▶ DATA:

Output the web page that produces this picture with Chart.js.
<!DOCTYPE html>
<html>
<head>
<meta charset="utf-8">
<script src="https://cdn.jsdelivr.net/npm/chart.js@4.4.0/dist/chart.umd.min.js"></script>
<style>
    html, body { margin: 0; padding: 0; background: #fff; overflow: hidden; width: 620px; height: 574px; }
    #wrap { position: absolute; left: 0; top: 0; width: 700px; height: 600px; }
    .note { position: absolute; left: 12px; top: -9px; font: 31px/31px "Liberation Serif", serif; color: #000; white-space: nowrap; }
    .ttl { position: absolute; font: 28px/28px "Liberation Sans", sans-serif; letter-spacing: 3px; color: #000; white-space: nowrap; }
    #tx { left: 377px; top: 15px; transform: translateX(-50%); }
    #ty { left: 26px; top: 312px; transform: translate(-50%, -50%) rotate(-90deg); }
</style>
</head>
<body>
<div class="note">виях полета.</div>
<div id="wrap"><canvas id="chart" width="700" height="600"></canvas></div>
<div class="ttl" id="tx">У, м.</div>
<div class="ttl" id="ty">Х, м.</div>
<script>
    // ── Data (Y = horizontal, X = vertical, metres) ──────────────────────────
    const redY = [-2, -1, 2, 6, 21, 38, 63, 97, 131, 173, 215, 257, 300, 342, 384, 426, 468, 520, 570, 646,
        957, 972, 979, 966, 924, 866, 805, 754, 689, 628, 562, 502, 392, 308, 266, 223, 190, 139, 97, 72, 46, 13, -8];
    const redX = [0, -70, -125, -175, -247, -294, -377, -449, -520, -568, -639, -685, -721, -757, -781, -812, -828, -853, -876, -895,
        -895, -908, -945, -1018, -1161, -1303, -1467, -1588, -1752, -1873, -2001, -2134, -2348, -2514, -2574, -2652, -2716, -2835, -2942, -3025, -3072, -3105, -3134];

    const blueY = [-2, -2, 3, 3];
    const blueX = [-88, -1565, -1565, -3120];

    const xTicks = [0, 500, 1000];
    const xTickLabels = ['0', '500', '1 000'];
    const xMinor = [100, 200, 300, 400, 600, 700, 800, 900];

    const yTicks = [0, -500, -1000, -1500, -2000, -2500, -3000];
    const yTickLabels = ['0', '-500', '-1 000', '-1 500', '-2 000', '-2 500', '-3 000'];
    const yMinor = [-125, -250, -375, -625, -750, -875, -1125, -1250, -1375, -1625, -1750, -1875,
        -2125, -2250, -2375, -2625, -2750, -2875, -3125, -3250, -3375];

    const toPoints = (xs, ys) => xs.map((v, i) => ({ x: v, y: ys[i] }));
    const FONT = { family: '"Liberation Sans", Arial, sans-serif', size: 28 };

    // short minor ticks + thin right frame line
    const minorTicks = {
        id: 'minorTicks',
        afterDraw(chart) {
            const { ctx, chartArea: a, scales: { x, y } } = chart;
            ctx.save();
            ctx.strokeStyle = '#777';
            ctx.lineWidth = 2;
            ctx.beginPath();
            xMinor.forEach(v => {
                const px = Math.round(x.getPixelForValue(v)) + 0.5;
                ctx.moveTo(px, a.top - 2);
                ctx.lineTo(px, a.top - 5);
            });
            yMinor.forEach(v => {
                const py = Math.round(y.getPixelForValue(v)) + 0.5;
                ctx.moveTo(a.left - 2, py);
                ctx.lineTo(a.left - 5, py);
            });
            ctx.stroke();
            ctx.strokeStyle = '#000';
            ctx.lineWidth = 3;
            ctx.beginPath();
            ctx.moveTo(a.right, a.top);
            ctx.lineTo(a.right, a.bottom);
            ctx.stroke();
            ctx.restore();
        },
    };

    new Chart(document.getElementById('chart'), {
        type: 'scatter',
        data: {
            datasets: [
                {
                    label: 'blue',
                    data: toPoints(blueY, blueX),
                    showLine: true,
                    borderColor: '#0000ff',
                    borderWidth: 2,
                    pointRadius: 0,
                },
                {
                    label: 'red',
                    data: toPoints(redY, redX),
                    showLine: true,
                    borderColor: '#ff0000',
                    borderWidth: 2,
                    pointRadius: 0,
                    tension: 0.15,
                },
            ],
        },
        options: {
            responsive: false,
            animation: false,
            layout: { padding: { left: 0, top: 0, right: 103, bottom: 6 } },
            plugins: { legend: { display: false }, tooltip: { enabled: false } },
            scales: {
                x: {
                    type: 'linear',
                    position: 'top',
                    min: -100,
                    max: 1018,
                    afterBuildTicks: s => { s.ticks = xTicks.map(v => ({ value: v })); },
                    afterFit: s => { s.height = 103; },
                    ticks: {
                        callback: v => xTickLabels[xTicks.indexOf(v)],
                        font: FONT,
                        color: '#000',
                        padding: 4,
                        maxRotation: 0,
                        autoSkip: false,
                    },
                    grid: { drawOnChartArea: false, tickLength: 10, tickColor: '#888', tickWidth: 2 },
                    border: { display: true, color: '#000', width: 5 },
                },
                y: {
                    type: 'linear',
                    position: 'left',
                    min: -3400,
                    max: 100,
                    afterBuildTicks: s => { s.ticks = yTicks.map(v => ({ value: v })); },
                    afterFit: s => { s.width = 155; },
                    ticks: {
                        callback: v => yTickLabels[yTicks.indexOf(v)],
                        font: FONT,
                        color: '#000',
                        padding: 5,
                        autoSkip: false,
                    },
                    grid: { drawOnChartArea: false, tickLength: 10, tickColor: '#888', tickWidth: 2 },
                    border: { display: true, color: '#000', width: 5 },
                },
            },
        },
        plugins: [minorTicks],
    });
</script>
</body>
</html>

▶ TASK TO COMPLETE: Recopy the whole listing exactly.

▶ RESULT:
Output the web page that produces this picture with Chart.js.
<!DOCTYPE html>
<html>
<head>
<meta charset="utf-8">
<script src="https://cdn.jsdelivr.net/npm/chart.js@4.4.0/dist/chart.umd.min.js"></script>
<style>
    html, body { margin: 0; padding: 0; background: #fff; overflow: hidden; width: 620px; height: 574px; }
    #wrap { position: absolute; left: 0; top: 0; width: 700px; height: 600px; }
    .note { position: absolute; left: 12px; top: -9px; font: 31px/31px "Liberation Serif", serif; color: #000; white-space: nowrap; }
    .ttl { position: absolute; font: 28px/28px "Liberation Sans", sans-serif; letter-spacing: 3px; color: #000; white-space: nowrap; }
    #tx { left: 377px; top: 15px; transform: translateX(-50%); }
    #ty { left: 26px; top: 312px; transform: translate(-50%, -50%) rotate(-90deg); }
</style>
</head>
<body>
<div class="note">виях полета.</div>
<div id="wrap"><canvas id="chart" width="700" height="600"></canvas></div>
<div class="ttl" id="tx">У, м.</div>
<div class="ttl" id="ty">Х, м.</div>
<script>
    // ── Data (Y = horizontal, X = vertical, metres) ──────────────────────────
    const redY = [-2, -1, 2, 6, 21, 38, 63, 97, 131, 173, 215, 257, 300, 342, 384, 426, 468, 520, 570, 646,
        957, 972, 979, 966, 924, 866, 805, 754, 689, 628, 562, 502, 392, 308, 266, 223, 190, 139, 97, 72, 46, 13, -8];
    const redX = [0, -70, -125, -175, -247, -294, -377, -449, -520, -568, -639, -685, -721, -757, -781, -812, -828, -853, -876, -895,
        -895, -908, -945, -1018, -1161, -1303, -1467, -1588, -1752, -1873, -2001, -2134, -2348, -2514, -2574, -2652, -2716, -2835, -2942, -3025, -3072, -3105, -3134];

    const blueY = [-2, -2, 3, 3];
    const blueX = [-88, -1565, -1565, -3120];

    const xTicks = [0, 500, 1000];
    const xTickLabels = ['0', '500', '1 000'];
    const xMinor = [100, 200, 300, 400, 600, 700, 800, 900];

    const yTicks = [0, -500, -1000, -1500, -2000, -2500, -3000];
    const yTickLabels = ['0', '-500', '-1 000', '-1 500', '-2 000', '-2 500', '-3 000'];
    const yMinor = [-125, -250, -375, -625, -750, -875, -1125, -1250, -1375, -1625, -1750, -1875,
        -2125, -2250, -2375, -2625, -2750, -2875, -3125, -3250, -3375];

    const toPoints = (xs, ys) => xs.map((v, i) => ({ x: v, y: ys[i] }));
    const FONT = { family: '"Liberation Sans", Arial, sans-serif', size: 28 };

    // short minor ticks + thin right frame line
    const minorTicks = {
        id: 'minorTicks',
        afterDraw(chart) {
            const { ctx, chartArea: a, scales: { x, y } } = chart;
            ctx.save();
            ctx.strokeStyle = '#777';
            ctx.lineWidth = 2;
            ctx.beginPath();
            xMinor.forEach(v => {
                const px = Math.round(x.getPixelForValue(v)) + 0.5;
                ctx.moveTo(px, a.top - 2);
                ctx.lineTo(px, a.top - 5);
            });
            yMinor.forEach(v => {
                const py = Math.round(y.getPixelForValue(v)) + 0.5;
                ctx.moveTo(a.left - 2, py);
                ctx.lineTo(a.left - 5, py);
            });
            ctx.stroke();
            ctx.strokeStyle = '#000';
            ctx.lineWidth = 3;
            ctx.beginPath();
            ctx.moveTo(a.right, a.top);
            ctx.lineTo(a.right, a.bottom);
            ctx.stroke();
            ctx.restore();
        },
    };

    new Chart(document.getElementById('chart'), {
        type: 'scatter',
        data: {
            datasets: [
                {
                    label: 'blue',
                    data: toPoints(blueY, blueX),
                    showLine: true,
                    borderColor: '#0000ff',
                    borderWidth: 2,
                    pointRadius: 0,
                },
                {
                    label: 'red',
                    data: toPoints(redY, redX),
                    showLine: true,
                    borderColor: '#ff0000',
                    borderWidth: 2,
                    pointRadius: 0,
                    tension: 0.15,
                },
            ],
        },
        options: {
            responsive: false,
            animation: false,
            layout: { padding: { left: 0, top: 0, right: 103, bottom: 6 } },
            plugins: { legend: { display: false }, tooltip: { enabled: false } },
            scales: {
                x: {
                    type: 'linear',
                    position: 'top',
                    min: -100,
                    max: 1018,
                    afterBuildTicks: s => { s.ticks = xTicks.map(v => ({ value: v })); },
                    afterFit: s => { s.height = 103; },
                    ticks: {
                        callback: v => xTickLabels[xTicks.indexOf(v)],
                        font: FONT,
                        color: '#000',
                        padding: 4,
                        maxRotation: 0,
                        autoSkip: false,
                    },
                    grid: { drawOnChartArea: false, tickLength: 10, tickColor: '#888', tickWidth: 2 },
                    border: { display: true, color: '#000', width: 5 },
                },
                y: {
                    type: 'linear',
                    position: 'left',
                    min: -3400,
                    max: 100,
                    afterBuildTicks: s => { s.ticks = yTicks.map(v => ({ value: v })); },
                    afterFit: s => { s.width = 155; },
                    ticks: {
                        callback: v => yTickLabels[yTicks.indexOf(v)],
                        font: FONT,
                        color: '#000',
                        padding: 5,
                        autoSkip: false,
                    },
                    grid: { drawOnChartArea: false, tickLength: 10, tickColor: '#888', tickWidth: 2 },
                    border: { display: true, color: '#000', width: 5 },
                },
            },
        },
        plugins: [minorTicks],
    });
</script>
</body>
</html>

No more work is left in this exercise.